Les lecteurs reconnaîtront peut-être plusieurs des textes de ce Voyage en pot, dont l’essentiel a été publié au fil des semaines dans Ici Montréal. En les rassemblant, Louis Hamelin a effectué un travail qui leur donne une nouvelle unité de ton. Ce ton est celui de l’apesanteur, celle qu’on éprouve lorsqu’en descendant d’avion on touche soudainement le dividende de l’éloignement : pouvoir observer ce qu’on connaît comme si c’était nouveau.
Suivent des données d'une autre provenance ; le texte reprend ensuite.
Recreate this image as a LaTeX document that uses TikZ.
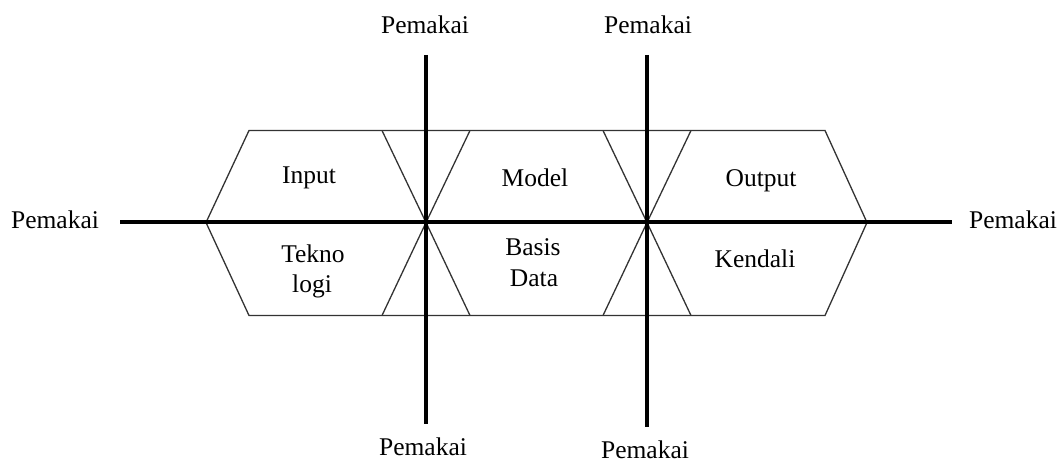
\documentclass[tikz,border=0pt]{standalone}
\usepackage{fontspec}
\setmainfont{Liberation Serif}
\begin{document}
\begin{tikzpicture}[x=1pt,y=-1pt,
  thinline/.style={draw=black!80,line width=1.3pt},
  axis/.style={draw=black,line width=4pt},
  lbl/.style={anchor=base,inner sep=0pt,font=\fontsize{25.5}{30}\selectfont}]
\useasboundingbox (0,0) rectangle (1064,462);
% hexagon outline
\coordinate (tl) at (249,130.5);
\coordinate (tr) at (825,130.5);
\coordinate (bl) at (249,315.5);
\coordinate (br) at (825,315.5);
\coordinate (lv) at (206,222.5);
\coordinate (rv) at (867,222.5);
\coordinate (c1) at (426,222.5);
\coordinate (c2) at (647,222.5);
\draw[thinline] (tl) -- (tr) -- (rv) -- (br) -- (bl) -- (lv) -- cycle;
\draw[thinline] (382,130.5) -- (c1) -- (382,315.5);
\draw[thinline] (470,130.5) -- (c1) -- (470,315.5);
\draw[thinline] (603,130.5) -- (c2) -- (603,315.5);
\draw[thinline] (691,130.5) -- (c2) -- (691,315.5);
% labels
\node[lbl] (pl) at (55,229) {Pemakai};
\node[lbl] (pr) at (1013,229) {Pemakai};
\node[lbl] (pt1) at (425,34) {Pemakai};
\node[lbl] (pt2) at (648,34) {Pemakai};
\node[lbl,text depth=0pt] (pb1) at (423,455) {Pemakai};
\node[lbl,text depth=0pt] (pb2) at (645,458) {Pemakai};
\node[lbl] (input) at (309,184) {Input};
\node[lbl] (tekno) at (313,262) {Tekno};
\node[lbl] (logi) at (312,292) {logi};
\node[lbl] (model) at (535,187) {Model};
\node[lbl] (basis) at (533,255) {Basis};
\node[lbl] (data) at (534,286) {Data};
\node[lbl] (output) at (761,187) {Output};
\node[lbl] (kendali) at (755,267) {Kendali};
% axes
\coordinate (hL) at (120,222.5);
\coordinate (hR) at (952,222.5);
\coordinate (v1t) at (426,55);
\coordinate (v1b) at (426,424);
\coordinate (v2t) at (647,55);
\coordinate (v2b) at (647,427);
\draw[axis] (hL) -- (hR);
\draw[axis] (v1t) -- (v1b);
\draw[axis] (v2t) -- (v2b);
\end{tikzpicture}
\end{document}
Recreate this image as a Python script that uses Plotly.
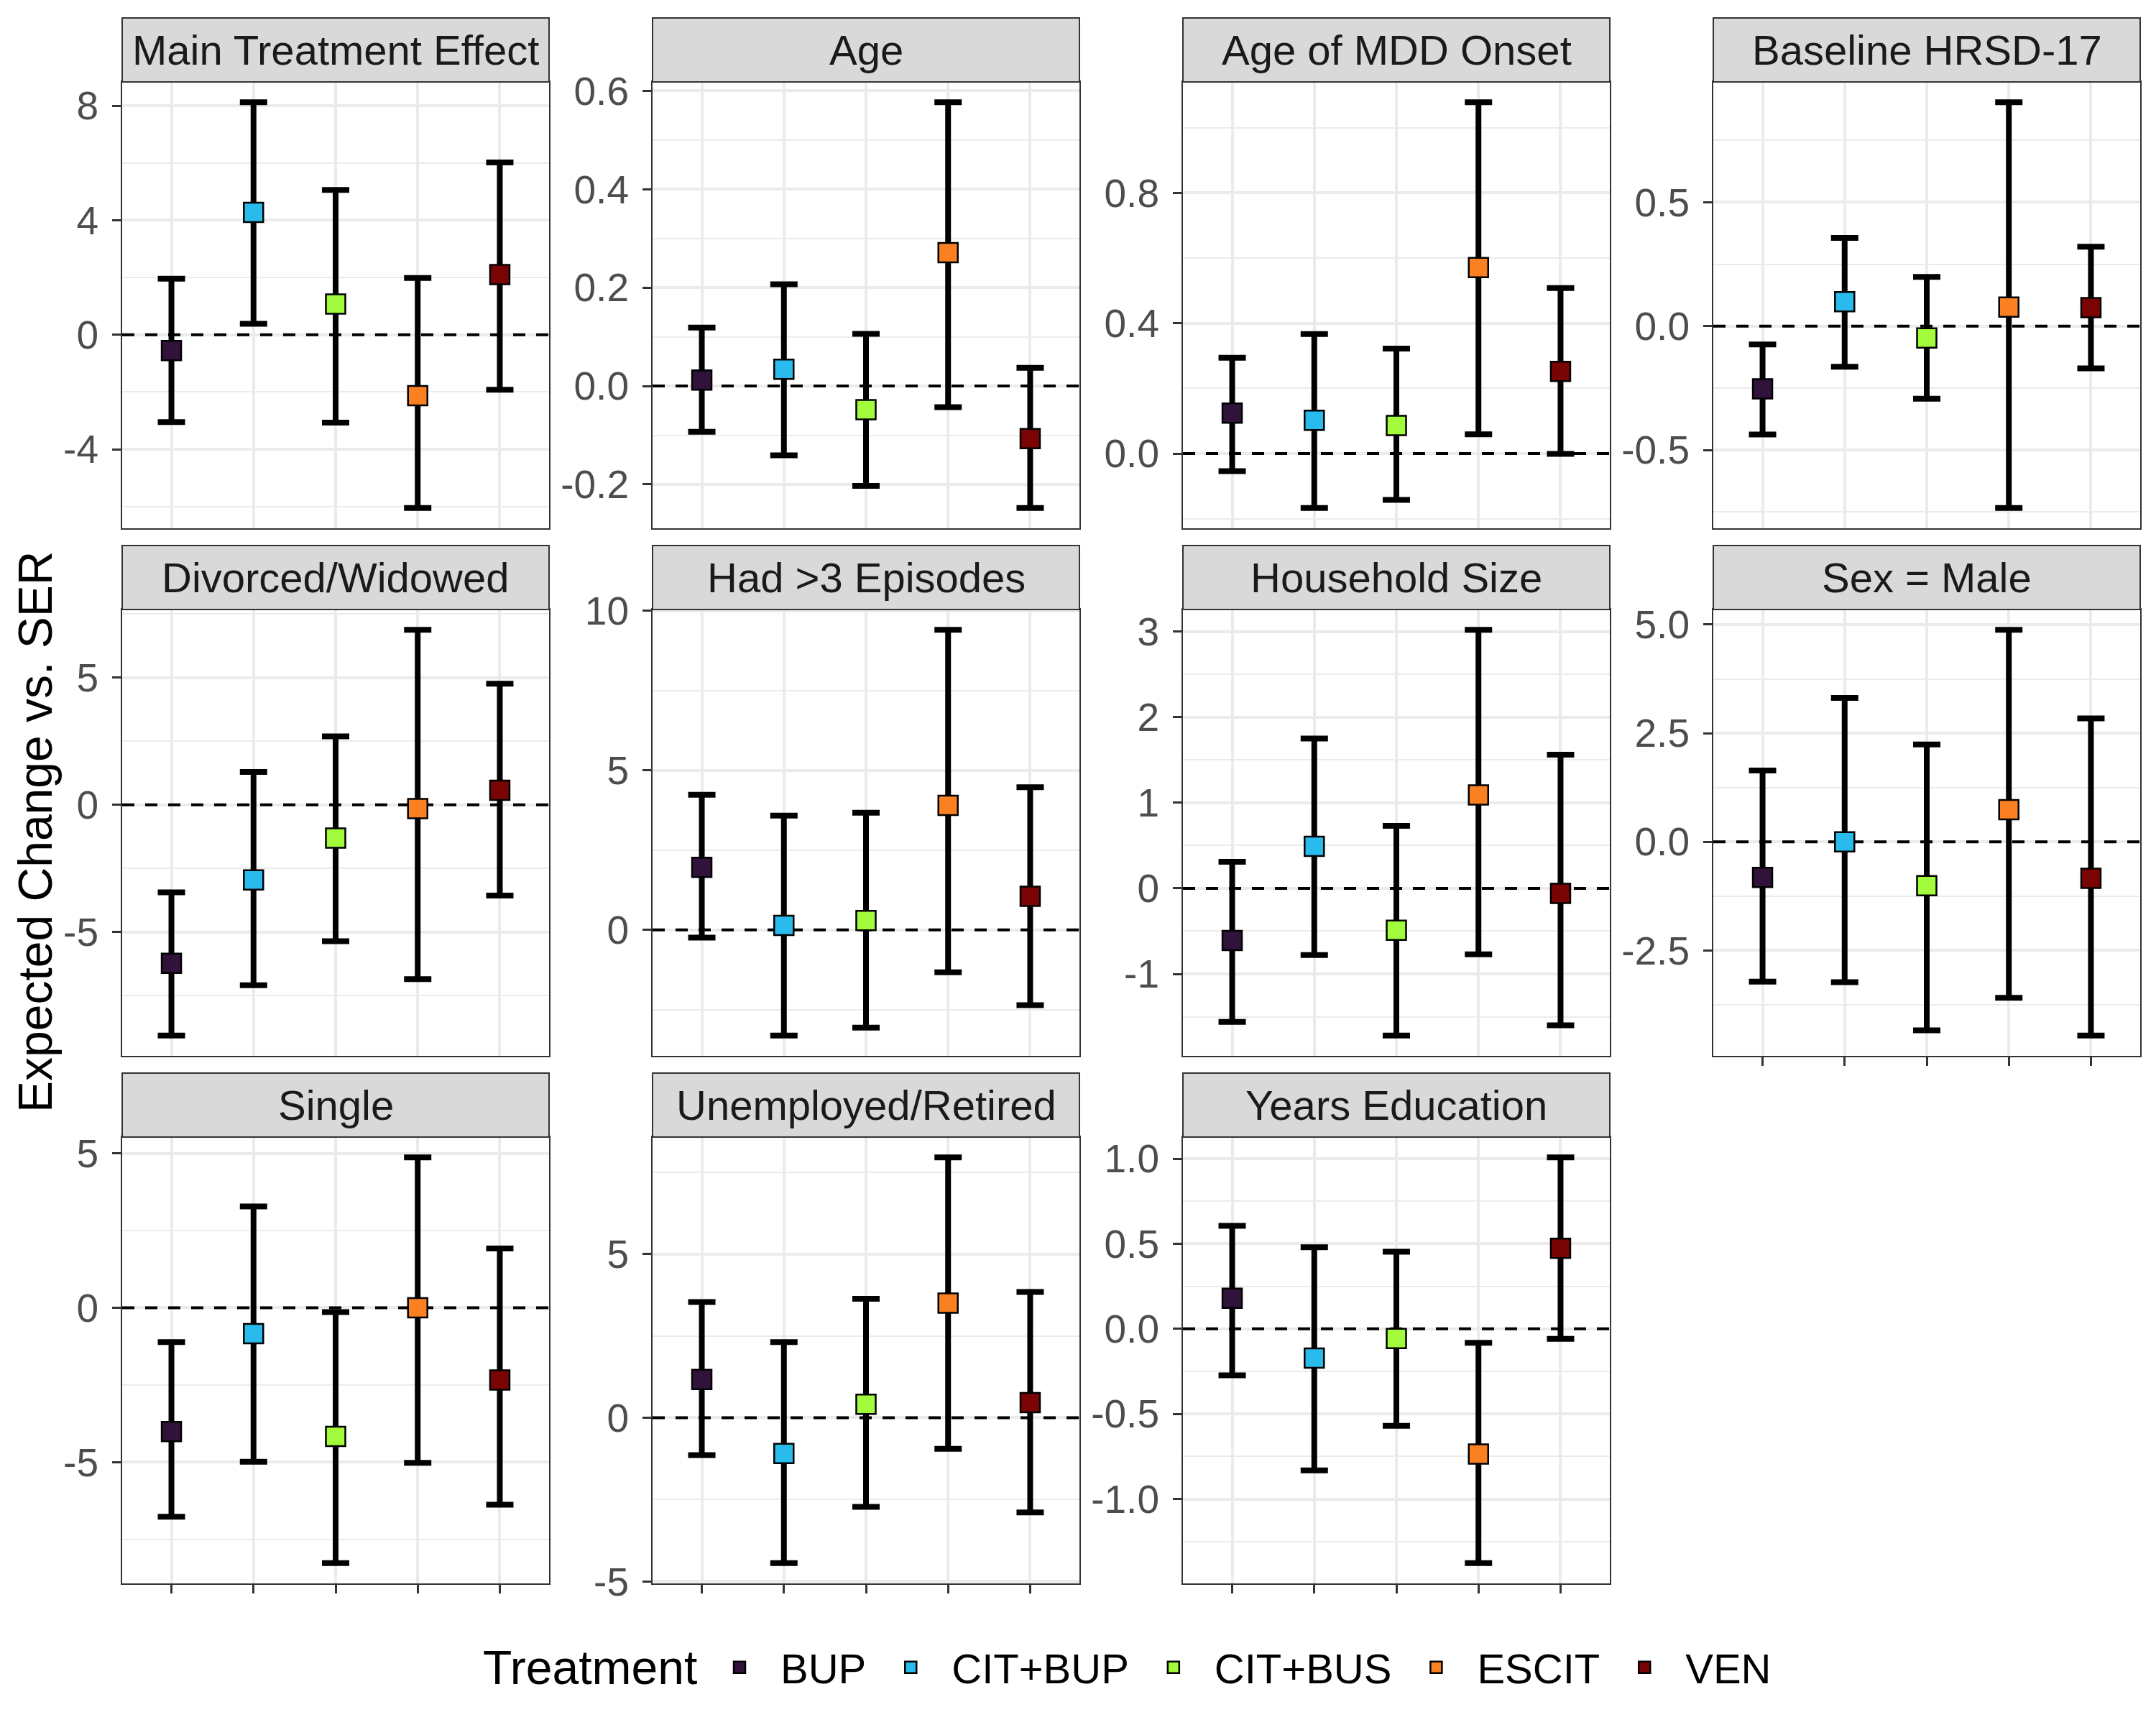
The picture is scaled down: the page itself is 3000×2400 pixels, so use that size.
import math
import plotly.graph_objects as go

W, H = 3000, 2400

treatments = ["BUP", "CIT+BUP", "CIT+BUS", "ESCIT", "VEN"]
colors = ["#30123B", "#28BBEC", "#A2FC3C", "#FB8022", "#7A0403"]

titles = ["Main Treatment Effect", "Age", "Age of MDD Onset", "Baseline HRSD-17",
          "Divorced/Widowed", "Had >3 Episodes", "Household Size", "Sex = Male",
          "Single", "Unemployed/Retired", "Years Education"]

# estimates, lower and upper interval limits (order: BUP, CIT+BUP, CIT+BUS, ESCIT, VEN)
est_main = [-0.55, 4.27, 1.07, -2.13, 2.10]
lo_main = [-3.05, 0.38, -3.07, -6.05, -1.92]
hi_main = [1.96, 8.12, 5.06, 1.98, 6.02]

est_age = [0.012, 0.034, -0.048, 0.271, -0.107]
lo_age = [-0.093, -0.141, -0.203, -0.043, -0.248]
hi_age = [0.119, 0.207, 0.106, 0.577, 0.037]

est_onset = [0.124, 0.102, 0.086, 0.571, 0.252]
lo_onset = [-0.054, -0.167, -0.142, 0.059, -0.001]
hi_onset = [0.294, 0.367, 0.322, 1.078, 0.508]

est_hrsd = [-0.253, 0.099, -0.048, 0.077, 0.075]
lo_hrsd = [-0.437, -0.164, -0.293, -0.734, -0.170]
hi_hrsd = [-0.074, 0.356, 0.199, 0.904, 0.321]

est_divorced = [-6.23, -2.95, -1.31, -0.15, 0.57]
lo_divorced = [-9.07, -7.09, -5.36, -6.85, -3.57]
hi_divorced = [-3.44, 1.29, 2.69, 6.88, 4.76]

est_episodes = [1.96, 0.14, 0.29, 3.90, 1.05]
lo_episodes = [-0.24, -3.31, -3.06, -1.33, -2.36]
hi_episodes = [4.23, 3.58, 3.67, 9.40, 4.47]

est_household = [-0.61, 0.49, -0.49, 1.09, -0.06]
lo_household = [-1.56, -0.78, -1.72, -0.77, -1.60]
hi_household = [0.31, 1.75, 0.73, 3.02, 1.56]

est_male = [-0.82, 0.00, -1.01, 0.74, -0.84]
lo_male = [-3.22, -3.23, -4.34, -3.59, -4.46]
hi_male = [1.64, 3.31, 2.24, 4.88, 2.84]

est_single = [-4.01, -0.84, -4.17, 0.00, -2.34]
lo_single = [-6.77, -4.99, -8.27, -5.02, -6.38]
hi_single = [-1.11, 3.28, -0.14, 4.87, 1.92]

est_unemployed = [1.17, -1.09, 0.41, 3.50, 0.46]
lo_unemployed = [-1.14, -4.44, -2.72, -0.95, -2.89]
hi_unemployed = [3.53, 2.31, 3.63, 7.95, 3.84]

est_education = [0.180, -0.172, -0.057, -0.736, 0.473]
lo_education = [-0.273, -0.832, -0.570, -1.377, -0.059]
hi_education = [0.605, 0.480, 0.453, -0.082, 1.008]

est = [est_main, est_age, est_onset, est_hrsd, est_divorced, est_episodes,
       est_household, est_male, est_single, est_unemployed, est_education]
lo = [lo_main, lo_age, lo_onset, lo_hrsd, lo_divorced, lo_episodes,
      lo_household, lo_male, lo_single, lo_unemployed, lo_education]
hi = [hi_main, hi_age, hi_onset, hi_hrsd, hi_divorced, hi_episodes,
      hi_household, hi_male, hi_single, hi_unemployed, hi_education]

ystep = [4, 0.2, 0.4, 0.5, 5, 5, 1, 2.5, 5, 5, 0.5]
ydec = [0, 1, 1, 1, 0, 0, 0, 1, 0, 0, 1]
bottom_panels = {7, 8, 9, 10}

# layout geometry (pixels, page coordinates; the page body adds an 8px offset)
OFF = 8
col_left = [170, 908, 1646, 2384]
panel_w = 594
row_top = [114, 848, 1582]
panel_h = 621
strip_h = 89


def fx(px):
    return (px - OFF) / W


def fy(py):
    return 1 - (py - OFF) / H


FONT = "Liberation Sans, Arial, sans-serif"
GRID = "#EBEBEB"
DARK = "#333333"

# discrete x positions (as ggplot does) and expanded x range
xpos = list(range(len(treatments)))
xrange_ = [xpos[0] - 0.6, xpos[-1] + 0.6]

fig = go.Figure()
axes = {}
shapes = []
annotations = []

for i, title in enumerate(titles):
    r, c = divmod(i, 4)
    sfx = "" if i == 0 else str(i + 1)
    xname, yname = "x" + sfx, "y" + sfx
    px0, px1 = col_left[c], col_left[c] + panel_w
    ptop, pbot = row_top[r], row_top[r] + panel_h
    xd = [fx(px0), fx(px1)]
    yd = [fy(pbot), fy(ptop)]

    e, l, h = est[i], lo[i], hi[i]
    dmin = min(min(l), 0.0)
    dmax = max(max(h), 0.0)
    pad = 0.05 * (dmax - dmin)
    rng = [dmin - pad, dmax + pad]
    step = ystep[i]
    k0 = math.ceil(rng[0] / step - 1e-9)
    k1 = math.floor(rng[1] / step + 1e-9)
    tickvals = [k * step for k in range(k0, k1 + 1)]
    ticktext = [f"{v:.{ydec[i]}f}" for v in tickvals]
    minor_vals = [(k + 0.5) * step for k in range(k0 - 1, k1 + 1)
                  if rng[0] <= (k + 0.5) * step <= rng[1]]

    # dashed reference line at zero, spanning the panel (drawn first, under the points)
    fig.add_trace(go.Scatter(
        x=xrange_, y=[0, 0], xaxis=xname, yaxis=yname, mode="lines",
        line=dict(color="black", width=4, dash="17px,15px"),
        showlegend=False, hoverinfo="skip",
    ))

    for j, t in enumerate(treatments):
        fig.add_trace(go.Scatter(
            x=[xpos[j]], y=[e[j]], xaxis=xname, yaxis=yname, mode="markers",
            marker=dict(symbol="square", size=27, color=colors[j],
                        line=dict(color="black", width=2.5)),
            error_y=dict(type="data", symmetric=False,
                         array=[h[j] - e[j]], arrayminus=[e[j] - l[j]],
                         color="black", thickness=8, width=19),
            name=t, legendgroup=t, showlegend=(i == 0),
        ))

    axes["xaxis" + sfx] = dict(
        domain=xd, anchor=yname, type="linear", range=xrange_,
        tickmode="array", tickvals=xpos, ticktext=treatments, showticklabels=False,
        ticks="outside" if i in bottom_panels else "", ticklen=12, tickwidth=3,
        tickcolor=DARK, showgrid=True, gridcolor=GRID, gridwidth=4,
        showline=True, mirror=True, linecolor=DARK, linewidth=2, zeroline=False,
        automargin=False,
    )
    axes["yaxis" + sfx] = dict(
        domain=yd, anchor=xname, range=rng, tickmode="array",
        tickvals=tickvals, ticktext=ticktext, ticks="outside", ticklen=12,
        tickwidth=3, tickcolor=DARK, tickfont=dict(size=55, color="#4D4D4D", family=FONT),
        ticklabelstandoff=8,
        showgrid=True, gridcolor=GRID, gridwidth=4,
        minor=dict(tickmode="array", tickvals=minor_vals, showgrid=True,
                   gridcolor=GRID, gridwidth=2, ticks=""),
        showline=True, mirror=True, linecolor=DARK, linewidth=2, zeroline=False,
        automargin=False,
    )

    # facet strip
    stop = ptop - strip_h
    shapes.append(dict(type="rect", xref="paper", yref="paper",
                       x0=fx(px0), x1=fx(px1), y0=fy(ptop), y1=fy(stop),
                       fillcolor="#D9D9D9", line=dict(color=DARK, width=2), layer="above"))
    annotations.append(dict(text=title, xref="paper", yref="paper",
                            x=fx((px0 + px1) / 2), y=fy(stop + strip_h / 2),
                            xanchor="center", yanchor="middle", showarrow=False,
                            font=dict(size=58, color="#1A1A1A", family=FONT)))

annotations.append(dict(text="Expected Change vs. SER", xref="paper", yref="paper",
                        x=fx(49), y=fy(1158), textangle=-90,
                        xanchor="center", yanchor="middle", showarrow=False,
                        font=dict(size=66, color="black", family=FONT)))

# legend title
annotations.append(dict(text="Treatment", xref="paper", yref="paper",
                        x=fx(670), y=fy(2320), xanchor="left", yanchor="middle",
                        showarrow=False, font=dict(size=66, color="black", family=FONT)))

fig.update_layout(
    width=W, height=H, autosize=False,
    margin=dict(l=0, r=0, t=0, b=0, autoexpand=False),
    paper_bgcolor="white", plot_bgcolor="white",
    font=dict(family=FONT, color="black"),
    shapes=shapes, annotations=annotations,
    showlegend=True,
    legend=dict(orientation="h", xref="container", yref="container",
                x=fx(972), xanchor="left",
                y=fy(2320), yanchor="middle",
                font=dict(size=58, color="black", family=FONT),
                itemwidth=104, bgcolor="rgba(0,0,0,0)"),
    **axes,
)

fig.write_html("out.html")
Durant les quelque deux ans que couvrent ces chroniques, Louis Hamelin a fait plusieurs fois la navette entre le Québec et la France. En France, il fait des découvertes amères et douces. Il raconte l’ésotérisme d’appareils ménagers dont il finit par percer les mystères, pour voir Gilles Deleuze briller de ses derniers feux sur l’écran. Le chroniqueur vit aussi quelques mésaventures dans le monde des Lettres parisien, où il rencontre une toute-puissante Ogresse. Dans plusieurs chroniques, Louis Hamelin parle par ailleurs de politique (la question nationale, la guerre, le port d’arme, les zapatistes) avec une droite simplicité.
Les pages les plus fortes sont peut-être les chroniques du Québec, où Louis Hamelin a fait de fameux voyages. Il dit notamment un bain de jouvence fait en Mauricie parmi une nature aimée. En Gaspésie, il rencontre des amis témoins des voyages de l’enfance. Puis il écrit sur son chat, qui vit dans les ruelles de Montréal. Ce sont peut-être là les pages les plus personnelles de ces chroniques et la meilleure histoire de chat qu’on ait lue depuis Le Matou.
Une autre veine riche dans ce livre est le commentaire littéraire, dont le style sera familier aux lecteurs du Devoir. On retiendra entre autres l’invitante présentation que Louis Hamelin fait des idées d’Yves Boisvert.
Mystérieux style que celui de Louis Hamelin : quand on y regarde de près, les phrases semblent souvent mal tournées. Pourtant, leur magie s’exerce et la voix de l’auteur s’impose, qu’on entend ensuite longtemps après avoir fini la lecture.